On the complexity of and algorithms for finding the shortest path with a disjoint counterpart

Finding a disjoint path pair is an important component in survivable networks. Since the traffic is carried on the active (working) path most of the time, it is useful to find a disjoint path pair such that the length of the shorter path (to be used as the active path) is minimized. In this paper, we first address such a Min-Min problem. We prove that this problem is NP-complete in either single link cost (e.g., dedicated backup bandwidth) or dual link cost (e.g., shared backup bandwidth) networks. In addition, it is NP-hard to obtain a K-approximation to the optimal solution for any K>1. Our proof is extended to another open question regarding the computational complexity of a restricted version of the Min-Sum problem in an undirected network with ordered dual cost links (called the MSOD problem). To solve the Min-Min problem efficiently, we introduce a novel concept called conflicting link set which provides insights into the so-called trap problem, and develop a divide-and-conquer strategy.
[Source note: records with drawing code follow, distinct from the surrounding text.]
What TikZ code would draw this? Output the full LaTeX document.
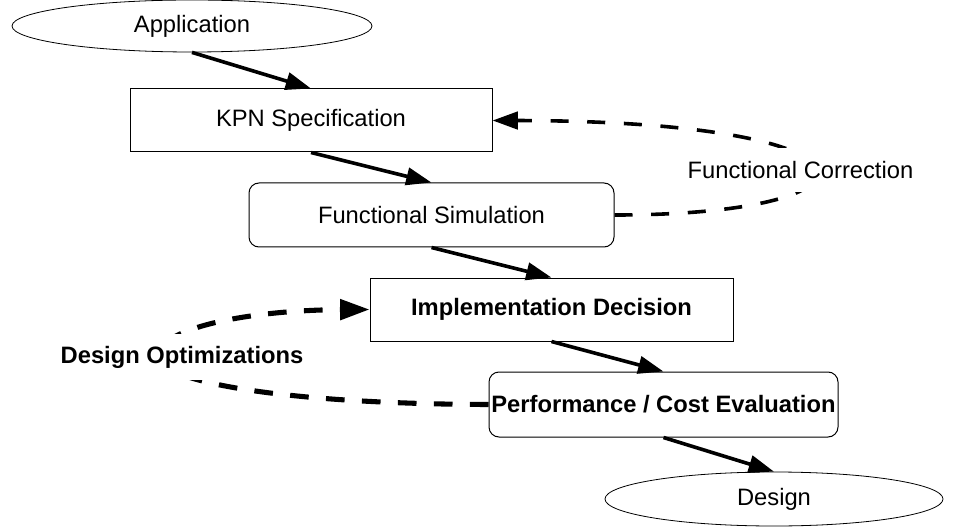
\documentclass[tikz,border=0pt]{standalone}
\usepackage{fontspec}
\setmainfont{Liberation Sans}
\usetikzlibrary{shapes.geometric,arrows.meta}

\tikzset{
  every node/.style={font=\fontsize{17.8}{20}\selectfont, inner sep=0pt},
  frame/.style={draw, line width=0.75pt, fill=white},
  endpoint/.style={frame, ellipse, line width=0.6pt},
  plainbox/.style={frame, rectangle},
  roundbox/.style={frame, rectangle, rounded corners=7.5pt},
  emph/.style={font=\fontsize{17.8}{20}\selectfont\bfseries},
  tip/.style={-{Triangle[length=19pt,width=13pt]}},
  bigtip/.style={-{Triangle[length=22pt,width=15pt]}},
  flow/.style={line width=2.7pt, tip},
  feedback/.style={line width=2.7pt, dash pattern=on 13.5pt off 14pt, tip},
  feedbackthick/.style={line width=3.8pt, dash pattern=on 14pt off 13pt, bigtip},
  tag/.style={fill=white, inner xsep=4pt, inner ysep=10pt},
}

\begin{document}
\begin{tikzpicture}[x=0.75pt, y=-0.75pt]
  \useasboundingbox (0,0) rectangle (963,527);

  % process chain
  \node[endpoint, minimum width=270pt, minimum height=39pt] (app) at (192,26) {Application};
  \node[plainbox, minimum width=271.5pt, minimum height=47.25pt] (kpn) at (311,120.5) {KPN Specification};
  \node[roundbox, minimum width=273.75pt, minimum height=48pt] (fsim) at (431.5,215) {Functional Simulation};
  \node[plainbox, emph, minimum width=272.25pt, minimum height=47.25pt] (impl) at (551.5,309.5) {Implementation Decision};
  \node[roundbox, emph, minimum width=261.75pt, minimum height=48.75pt] (perf) at (663.5,404.5) {Performance / Cost Evaluation};
  \node[endpoint, minimum width=253.5pt, minimum height=40.5pt] (design) at (774,499) {Design};

  % forward flow
  \draw[flow] (app.south) -- (kpn.north);
  \draw[flow] (kpn.south) -- (fsim.north);
  \draw[flow] (fsim.south) -- (impl.north);
  \draw[flow] (impl.south) -- (perf.north);
  \draw[flow] (perf.south) -- (design.north);

  % feedback loops
  \coordinate (turn) at (155,358);
  \draw[feedback] (fsim.east) .. controls (900,215) and (900,121) .. (kpn.east);
  \draw[feedbackthick] (perf.west) .. controls (300,404) and (170,385) .. (turn)
                                   .. controls (160,325) and (260,310) .. (impl.west);

  % loop labels
  \node[tag] (corr) at (800.5,170) {Functional Correction};
  \node[tag, emph, inner ysep=9pt] (opt) at (182,357) {Design Optimizations};
\end{tikzpicture}
\end{document}
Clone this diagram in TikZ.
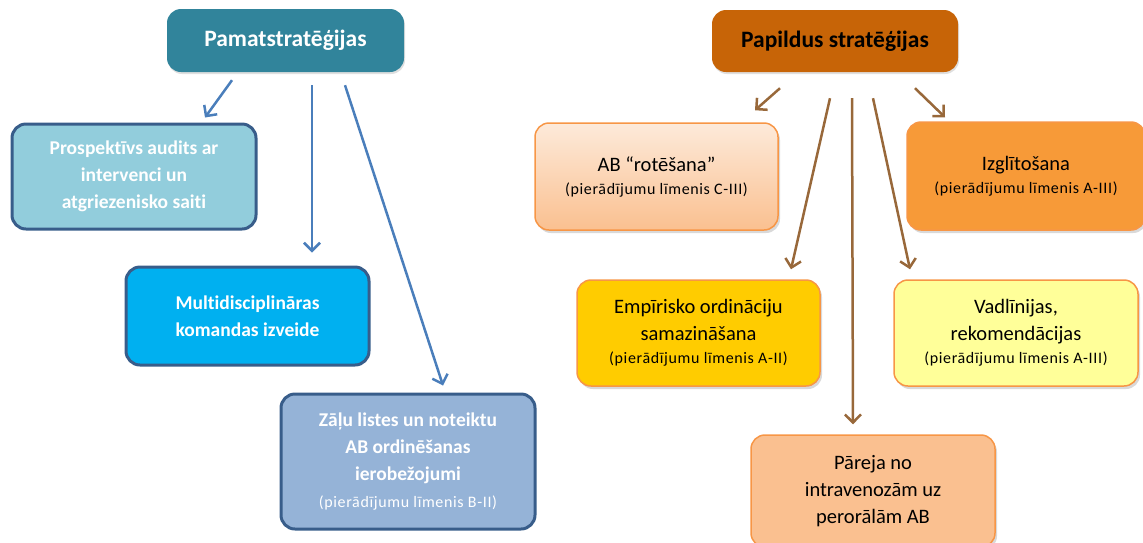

The result is an effective heuristic for the Min-Min problem called COnflicting Link Exclusion (COLE), which can outperform other approaches in terms of both the optimality and running time. We also apply COLE to the MSOD problem to efficiently provide shared path protection and conduct comprehensive performance evaluation as well as comparison of various schemes for shared path protection. We show that COLE not only processes connection requests much faster than existing integer linear programming (ILP)-based approaches but also achieves a good balance among the active path length, bandwidth efficiency, and recovery time.